Does machine learning justify changing our need for a glass box?
Take a look at this paper. It’s titled, “Deep learning and the Schrödinger equation”. It’s implications are really interesting; first let’s take a look at the paper’s claim.
“We have trained a deep (convolutional) neural network to predict the ground-state energy of an electron in four classes of confining two-dimensional electrostatic potentials. On randomly generated potentials, for which there is no analytic form for either the potential or the ground-state energy, the neural network model was able to predict the ground-state energy to within chemical accuracy, with a median absolute error of 1.49 mHa. We also investigate the performance of the model in predicting other quantities such as the kinetic energy and the first excited-state energy of random potentials. While we demonstrated this approach on a simple, tractable problem, the transferability and excellent performance of the resulting model suggests further applications of deep neural networks to problems of electronic structure.”

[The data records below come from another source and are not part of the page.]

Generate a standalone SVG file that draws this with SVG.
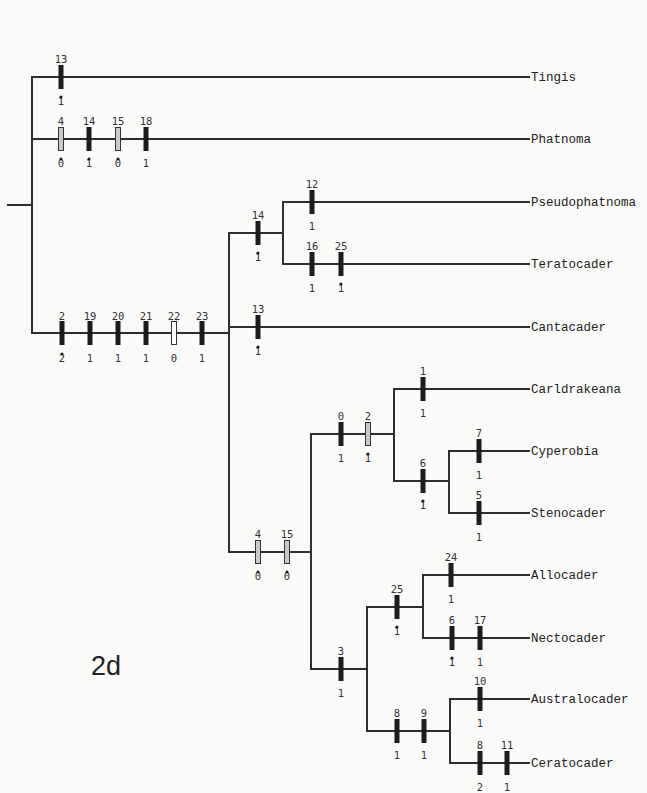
<svg xmlns="http://www.w3.org/2000/svg" width="647" height="793" viewBox="0 0 647 793">
<style>
.ln{stroke:#2e2e2e;stroke-width:2;fill:none;stroke-linecap:square}
.tx{font-family:"Liberation Mono","DejaVu Sans Mono",monospace;font-size:12.5px;fill:#222}
.cl{font-family:"DejaVu Sans Mono","Liberation Mono",monospace;font-size:10.5px;fill:#333;text-anchor:middle}
.bk{fill:#1c1c1c}
.gr{fill:#c9c9c9;stroke:#333;stroke-width:1}
.wh{fill:#fff;stroke:#333;stroke-width:1}
.dt{fill:#1c1c1c}
.big{font-family:"Liberation Sans",Arial,sans-serif;font-size:27px;fill:#222}
</style>
<defs>
<rect id="b" x="-2.5" y="-12" width="5" height="24"/>
<rect id="h" x="-2.5" y="-11.5" width="5" height="23"/>
<circle id="d" cx="0" cy="0" r="1.5"/>
</defs>
<rect width="647" height="793" fill="#fafaf8"/>
<g id="connectors">
<line class="ln" x1="8" y1="205" x2="32" y2="205"/>
<line class="ln" x1="32" y1="77" x2="32" y2="333"/>
<line class="ln" x1="32" y1="77" x2="529" y2="77"/>
<line class="ln" x1="32" y1="139" x2="529" y2="139"/>
<line class="ln" x1="32" y1="333" x2="229" y2="333"/>
<line class="ln" x1="229" y1="233" x2="229" y2="552"/>
<line class="ln" x1="229" y1="233" x2="283" y2="233"/>
<line class="ln" x1="283" y1="202" x2="283" y2="264"/>
<line class="ln" x1="283" y1="202" x2="529" y2="202"/>
<line class="ln" x1="283" y1="264" x2="529" y2="264"/>
<line class="ln" x1="229" y1="327" x2="529" y2="327"/>
<line class="ln" x1="229" y1="552" x2="311" y2="552"/>
<line class="ln" x1="311" y1="434" x2="311" y2="669"/>
<line class="ln" x1="311" y1="434" x2="394" y2="434"/>
<line class="ln" x1="394" y1="389" x2="394" y2="481"/>
<line class="ln" x1="394" y1="389" x2="529" y2="389"/>
<line class="ln" x1="394" y1="481" x2="449" y2="481"/>
<line class="ln" x1="449" y1="451" x2="449" y2="513"/>
<line class="ln" x1="449" y1="451" x2="529" y2="451"/>
<line class="ln" x1="449" y1="513" x2="529" y2="513"/>
<line class="ln" x1="311" y1="669" x2="367" y2="669"/>
<line class="ln" x1="367" y1="607" x2="367" y2="731"/>
<line class="ln" x1="367" y1="607" x2="423" y2="607"/>
<line class="ln" x1="423" y1="575" x2="423" y2="638"/>
<line class="ln" x1="423" y1="575" x2="529" y2="575"/>
<line class="ln" x1="423" y1="638" x2="529" y2="638"/>
<line class="ln" x1="367" y1="731" x2="450" y2="731"/>
<line class="ln" x1="450" y1="699" x2="450" y2="763"/>
<line class="ln" x1="450" y1="699" x2="529" y2="699"/>
<line class="ln" x1="450" y1="763" x2="529" y2="763"/>
</g>
<g id="n-tingis"><text class="tx" x="531" y="81">Tingis</text>
<use href="#b" class="bk" x="61" y="77"/><text class="cl" x="61" y="63">13</text><text class="cl" x="61" y="105">1</text><use href="#d" class="dt" x="61" y="97"/></g>
<g id="n-phatnoma"><text class="tx" x="531" y="143">Phatnoma</text>
<use href="#h" class="gr" x="61" y="139"/><text class="cl" x="61" y="125">4</text><text class="cl" x="61" y="167">0</text><use href="#d" class="dt" x="61" y="159"/>
<use href="#b" class="bk" x="89" y="139"/><text class="cl" x="89" y="125">14</text><text class="cl" x="89" y="167">1</text><use href="#d" class="dt" x="89" y="159"/>
<use href="#h" class="gr" x="118" y="139"/><text class="cl" x="118" y="125">15</text><text class="cl" x="118" y="167">0</text><use href="#d" class="dt" x="118" y="159"/>
<use href="#b" class="bk" x="146" y="139"/><text class="cl" x="146" y="125">18</text><text class="cl" x="146" y="167">1</text></g>
<g id="n-ingroup">
<use href="#b" class="bk" x="62" y="333"/><text class="cl" x="62" y="320">2</text><text class="cl" x="62" y="362">2</text><use href="#d" class="dt" x="62" y="354"/>
<use href="#b" class="bk" x="90" y="333"/><text class="cl" x="90" y="320">19</text><text class="cl" x="90" y="362">1</text>
<use href="#b" class="bk" x="118" y="333"/><text class="cl" x="118" y="320">20</text><text class="cl" x="118" y="362">1</text>
<use href="#b" class="bk" x="146" y="333"/><text class="cl" x="146" y="320">21</text><text class="cl" x="146" y="362">1</text>
<use href="#h" class="wh" x="174" y="333"/><text class="cl" x="174" y="320">22</text><text class="cl" x="174" y="362">0</text>
<use href="#b" class="bk" x="202" y="333"/><text class="cl" x="202" y="320">23</text><text class="cl" x="202" y="362">1</text></g>
<g id="n-pt"><use href="#b" class="bk" x="258" y="233"/><text class="cl" x="258" y="219">14</text><text class="cl" x="258" y="261">1</text><use href="#d" class="dt" x="258" y="253"/></g>
<g id="n-pseudophatnoma"><text class="tx" x="531" y="206">Pseudophatnoma</text>
<use href="#b" class="bk" x="312" y="202"/><text class="cl" x="312" y="188">12</text><text class="cl" x="312" y="230">1</text></g>
<g id="n-teratocader"><text class="tx" x="531" y="268">Teratocader</text>
<use href="#b" class="bk" x="312" y="264"/><text class="cl" x="312" y="250">16</text><text class="cl" x="312" y="292">1</text>
<use href="#b" class="bk" x="341" y="264"/><text class="cl" x="341" y="250">25</text><text class="cl" x="341" y="292">1</text><use href="#d" class="dt" x="341" y="284"/></g>
<g id="n-cantacader"><text class="tx" x="531" y="331">Cantacader</text>
<use href="#b" class="bk" x="258" y="327"/><text class="cl" x="258" y="313">13</text><text class="cl" x="258" y="355">1</text><use href="#d" class="dt" x="258" y="347"/></g>
<g id="n-cantacaderinae"><use href="#h" class="gr" x="258" y="552"/><text class="cl" x="258" y="538">4</text><text class="cl" x="258" y="580">0</text><use href="#d" class="dt" x="258" y="572"/>
<use href="#h" class="gr" x="287" y="552"/><text class="cl" x="287" y="538">15</text><text class="cl" x="287" y="580">0</text><use href="#d" class="dt" x="287" y="572"/></g>
<g id="n-c1"><use href="#b" class="bk" x="341" y="434"/><text class="cl" x="341" y="420">0</text><text class="cl" x="341" y="462">1</text>
<use href="#h" class="gr" x="368" y="434"/><text class="cl" x="368" y="420">2</text><text class="cl" x="368" y="462">1</text><use href="#d" class="dt" x="368" y="454"/></g>
<g id="n-carldrakeana"><text class="tx" x="531" y="393">Carldrakeana</text>
<use href="#b" class="bk" x="423" y="389"/><text class="cl" x="423" y="375">1</text><text class="cl" x="423" y="417">1</text></g>
<g id="n-c2"><use href="#b" class="bk" x="423" y="481"/><text class="cl" x="423" y="467">6</text><text class="cl" x="423" y="509">1</text><use href="#d" class="dt" x="423" y="501"/></g>
<g id="n-cyperobia"><text class="tx" x="531" y="455">Cyperobia</text>
<use href="#b" class="bk" x="479" y="451"/><text class="cl" x="479" y="437">7</text><text class="cl" x="479" y="479">1</text></g>
<g id="n-stenocader"><text class="tx" x="531" y="517">Stenocader</text>
<use href="#b" class="bk" x="479" y="513"/><text class="cl" x="479" y="499">5</text><text class="cl" x="479" y="541">1</text></g>
<g id="n-c3"><use href="#b" class="bk" x="341" y="669"/><text class="cl" x="341" y="655">3</text><text class="cl" x="341" y="697">1</text></g>
<g id="n-c4"><use href="#b" class="bk" x="397" y="607"/><text class="cl" x="397" y="593">25</text><text class="cl" x="397" y="635">1</text><use href="#d" class="dt" x="397" y="627"/></g>
<g id="n-allocader"><text class="tx" x="531" y="579">Allocader</text>
<use href="#b" class="bk" x="451" y="575"/><text class="cl" x="451" y="561">24</text><text class="cl" x="451" y="603">1</text></g>
<g id="n-nectocader"><text class="tx" x="531" y="642">Nectocader</text>
<use href="#b" class="bk" x="452" y="638"/><text class="cl" x="452" y="624">6</text><text class="cl" x="452" y="666">1</text><use href="#d" class="dt" x="452" y="658"/>
<use href="#b" class="bk" x="480" y="638"/><text class="cl" x="480" y="624">17</text><text class="cl" x="480" y="666">1</text></g>
<g id="n-c5"><use href="#b" class="bk" x="397" y="731"/><text class="cl" x="397" y="717">8</text><text class="cl" x="397" y="759">1</text>
<use href="#b" class="bk" x="424" y="731"/><text class="cl" x="424" y="717">9</text><text class="cl" x="424" y="759">1</text></g>
<g id="n-australocader"><text class="tx" x="531" y="703">Australocader</text>
<use href="#b" class="bk" x="480" y="699"/><text class="cl" x="480" y="685">10</text><text class="cl" x="480" y="727">1</text></g>
<g id="n-ceratocader"><text class="tx" x="531" y="767">Ceratocader</text>
<use href="#b" class="bk" x="480" y="763"/><text class="cl" x="480" y="749">8</text><text class="cl" x="480" y="791">2</text>
<use href="#b" class="bk" x="507" y="763"/><text class="cl" x="507" y="749">11</text><text class="cl" x="507" y="791">1</text></g>
<text class="big" x="91" y="675">2d</text>
</svg>
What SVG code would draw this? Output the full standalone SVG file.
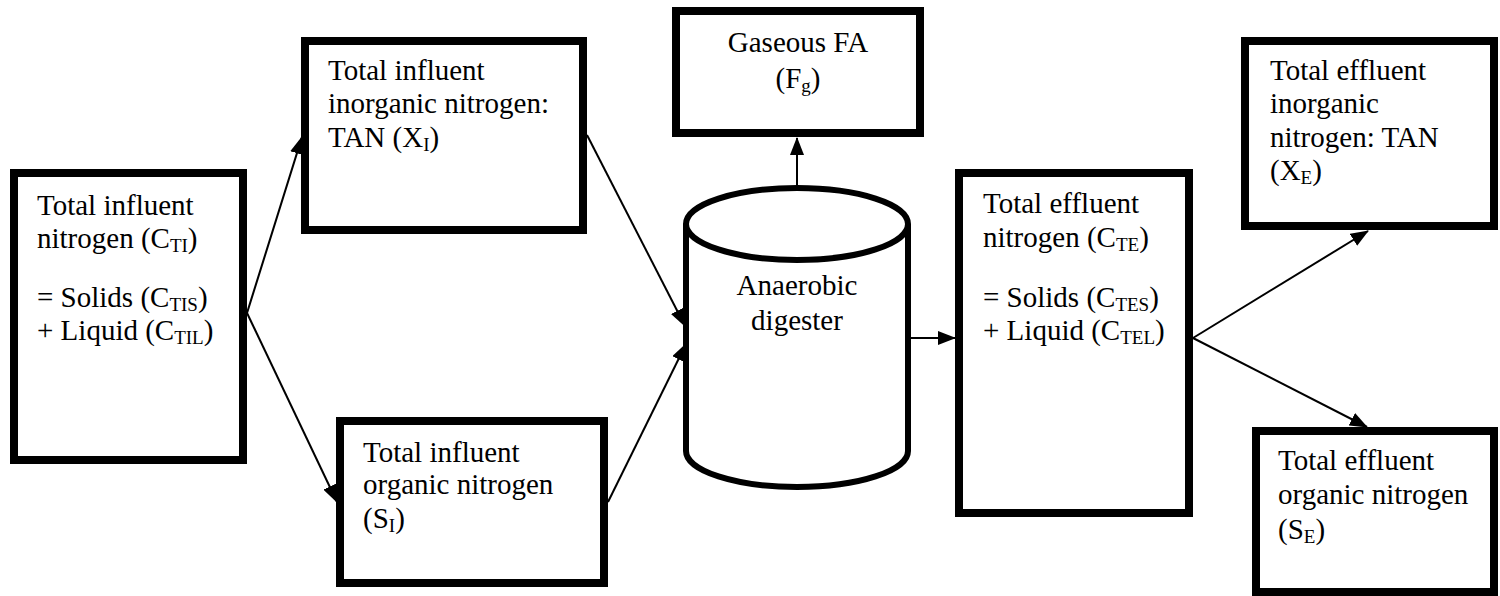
<svg xmlns="http://www.w3.org/2000/svg" width="1500" height="596" viewBox="0 0 1500 596">
<style>
.box{fill:#fff;stroke:#000;stroke-width:8}
.cyl{fill:#fff;stroke:#000;stroke-width:6}
.t{font-family:"Liberation Serif","Times New Roman",serif;font-size:29px;fill:#000}
.c{text-anchor:middle}
.s{font-size:19px}
.con line{stroke:#000;stroke-width:2;marker-end:url(#ah)}
</style>
<defs>
<marker id="ah" viewBox="0 0 18 14" refX="17" refY="7" markerWidth="18" markerHeight="14" markerUnits="userSpaceOnUse" orient="auto">
<path d="M0,0 L18,7 L0,14 z" fill="#000"/>
</marker>
</defs>
<rect width="1500" height="596" fill="#fff"/>
<g id="connectors" class="con">
<line x1="247" y1="313" x2="302" y2="137"/>
<line x1="247" y1="313" x2="337" y2="502"/>
<line x1="587" y1="135" x2="685" y2="326"/>
<line x1="608" y1="502" x2="686" y2="344"/>
<line x1="797" y1="187" x2="797" y2="138"/>
<line x1="908" y1="338" x2="955" y2="338"/>
<line x1="1193" y1="338" x2="1368" y2="231"/>
<line x1="1193" y1="338" x2="1367" y2="427"/>
</g>
<g id="influent">
<rect class="box" x="14" y="173" width="229" height="287"/>
<text class="t" x="37" y="215">Total influent</text>
<text class="t" x="37" y="248">nitrogen (C<tspan class="s" dy="4">TI</tspan><tspan dy="-4">)</tspan></text>
<text class="t" x="37" y="307">= Solids (C<tspan class="s" dy="4">TIS</tspan><tspan dy="-4">)</tspan></text>
<text class="t" x="37" y="340">+ Liquid (C<tspan class="s" dy="4">TIL</tspan><tspan dy="-4">)</tspan></text>
</g>
<g id="influent-inorganic">
<rect class="box" x="305" y="41" width="278" height="189"/>
<text class="t" x="328" y="80">Total influent</text>
<text class="t" x="328" y="113">inorganic nitrogen:</text>
<text class="t" x="328" y="147">TAN (X<tspan class="s" dy="4">I</tspan><tspan dy="-4">)</tspan></text>
</g>
<g id="influent-organic">
<rect class="box" x="340" y="421" width="264" height="162"/>
<text class="t" x="363" y="462">Total influent</text>
<text class="t" x="363" y="494">organic nitrogen</text>
<text class="t" x="363" y="528">(S<tspan class="s" dy="4">I</tspan><tspan dy="-4">)</tspan></text>
</g>
<g id="gaseous">
<rect class="box" x="676" y="11" width="244" height="122"/>
<text class="t c" x="798" y="52">Gaseous FA</text>
<text class="t c" x="798" y="88">(F<tspan class="s" dy="4">g</tspan><tspan dy="-4">)</tspan></text>
</g>
<g id="digester">
<path class="cyl" d="M686,224 L686,451 A111,36 0 0 0 908,451 L908,224"/>
<ellipse class="cyl" cx="797" cy="224" rx="111" ry="36"/>
<text class="t c" x="797" y="295">Anaerobic</text>
<text class="t c" x="797" y="330">digester</text>
</g>
<g id="effluent">
<rect class="box" x="959" y="173" width="230" height="340"/>
<text class="t" x="983" y="213">Total effluent</text>
<text class="t" x="983" y="247">nitrogen (C<tspan class="s" dy="4">TE</tspan><tspan dy="-4">)</tspan></text>
<text class="t" x="983" y="307">= Solids (C<tspan class="s" dy="4">TES</tspan><tspan dy="-4">)</tspan></text>
<text class="t" x="983" y="340">+ Liquid (C<tspan class="s" dy="4">TEL</tspan><tspan dy="-4">)</tspan></text>
</g>
<g id="effluent-inorganic">
<rect class="box" x="1245" y="41" width="249" height="185"/>
<text class="t" x="1270" y="80">Total effluent</text>
<text class="t" x="1270" y="113">inorganic</text>
<text class="t" x="1270" y="147">nitrogen: TAN</text>
<text class="t" x="1270" y="180">(X<tspan class="s" dy="4">E</tspan><tspan dy="-4">)</tspan></text>
</g>
<g id="effluent-organic">
<rect class="box" x="1256" y="431" width="238" height="161"/>
<text class="t" x="1278" y="470">Total effluent</text>
<text class="t" x="1278" y="504">organic nitrogen</text>
<text class="t" x="1278" y="539">(S<tspan class="s" dy="4">E</tspan><tspan dy="-4">)</tspan></text>
</g>
</svg>
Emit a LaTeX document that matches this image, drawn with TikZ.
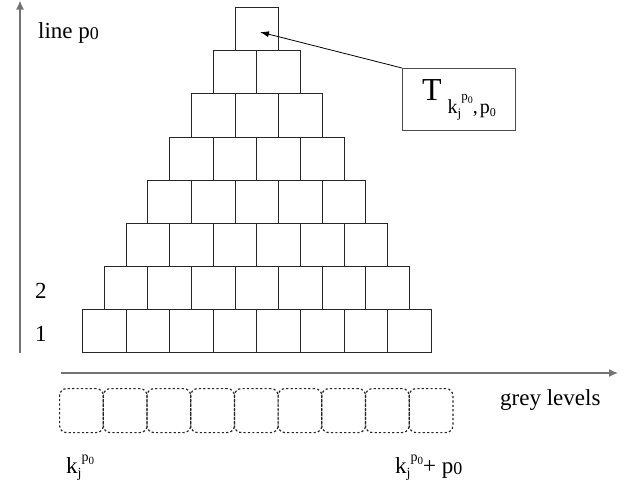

So what does this mean in laymen’s terms? It basically means that we can give a computer a lot of different examples of any given problem we want it to solve and can get answers for questions about that problem that are really accurate.
Let’s say you were looking at some physical phenomenon you wanted to understand. (Let’s use something like the probability of finding a tennis ball that you dropped in a hole in the ground.)
Now in general if you drop a tennis ball in a big hole in the ground it usually falls towards the center where the hole is the deepest. So it’s unlikely that it will get caught on the outer fringes, but still possible.
So you might get some sort of curve of changing probability that looks like this, where x=0 is the center of the hole and the further out you go, the lower the probability gets.
You can read more about the Schrödinger equation here, but for our purposes what you should know is that it gets very complicated very quickly. The second you start trying to use it to model two tennis balls, things become very very difficult to solve, especially because we only have the probabilities!
The glass box
When we manipulate equations that we believe accurately model the real world, every valid manipulation of that model is something that we also believe to be “true”, and we continue to manipulate this equation until we arrive at a statement of interest to the question we’re asking. These models are sometimes called a “glass box”. This is because the process we are inspecting is one that we believe that we understand because the model we’re using works for that particular problem.
In the context of this paper something called a Convolutional Neural Network is used. It works by looking at thousands of input-output examples of the thing you want to model, and creates an approximation of the raw numerical operations that are applied to your input in order to “fake” knowing whatever the function actually is. This process of creating a numerical model that doesn’t have to know anything about the function it’s approximating is called a “black box”. We know what we put into the box and we know what comes out, and that’s it. Because we don’t really know what the model looks like other than the numbers, we usually just test it to see how accurate it is and then use it for problems where we don’t have a glass box yet.
This concept of neural networks was actually invented in the 1950’s, but it’s only recently that this method of machine learning has exploded in popularity for solving complex problems. This paper is interesting because it enables us to use computers as black boxes to solve problems that were once thought to only be solved with glass boxes. Now we don’t need to understand a problem in order to be able to use an approximation of the answer. And before you say it, this has nothing to do with the hidden variables theory, which isn’t what we’re talking about. (That’s a question that Einstein)
Which models are better?
Well just looking at it heuristically we get exact accuracy with glass boxes but they can take a long time to develop and accurately research.
On the other hand we can get black boxes that can give us a 0.1% margin of error and provide us with models for a lot of different problems a LOT faster because all we have to do is collect some data and then train a machine learning algorithm.
That brings up a more important question for us then, what’s more important? Is numerical accuracy all that matters? What is a model supposed to do for us?
I think the answer is that the model we choose in general entirely depends on the problem. Up until recently we’ve never really had the option to use anything other than a pure math, glass box solution to model any given situation to the best of our ability.
It is important to state though that this does have it’s limits. The predictions of these machine learning models are based solely upon our experimental data. So if there are unusual qualities we don’t know about, we won’t be able to notice until we hit edge cases.
For example, the ultraviolet catastrophe was a fault in the Rayleigh-Jeans law that was only uncovered because we could use test the model on much smaller wavelengths that we hadn’t used in experiment to see what it would predict. Only then did we find that it was unrealistic and needed to be revised.
So how should we model reality? Do we need to understand how a particular phenomenon works in order to make meaningful use of our predictions? Or can we ignore it and go on to use machine learning to speed up research and engineering at the cost of understanding.
The Engineer in my says who cares, but the physicist in me cares quite a lot and believes that there shouldn’t be a black box in our understanding of fundamental aspects of reality like schrodinger evolution.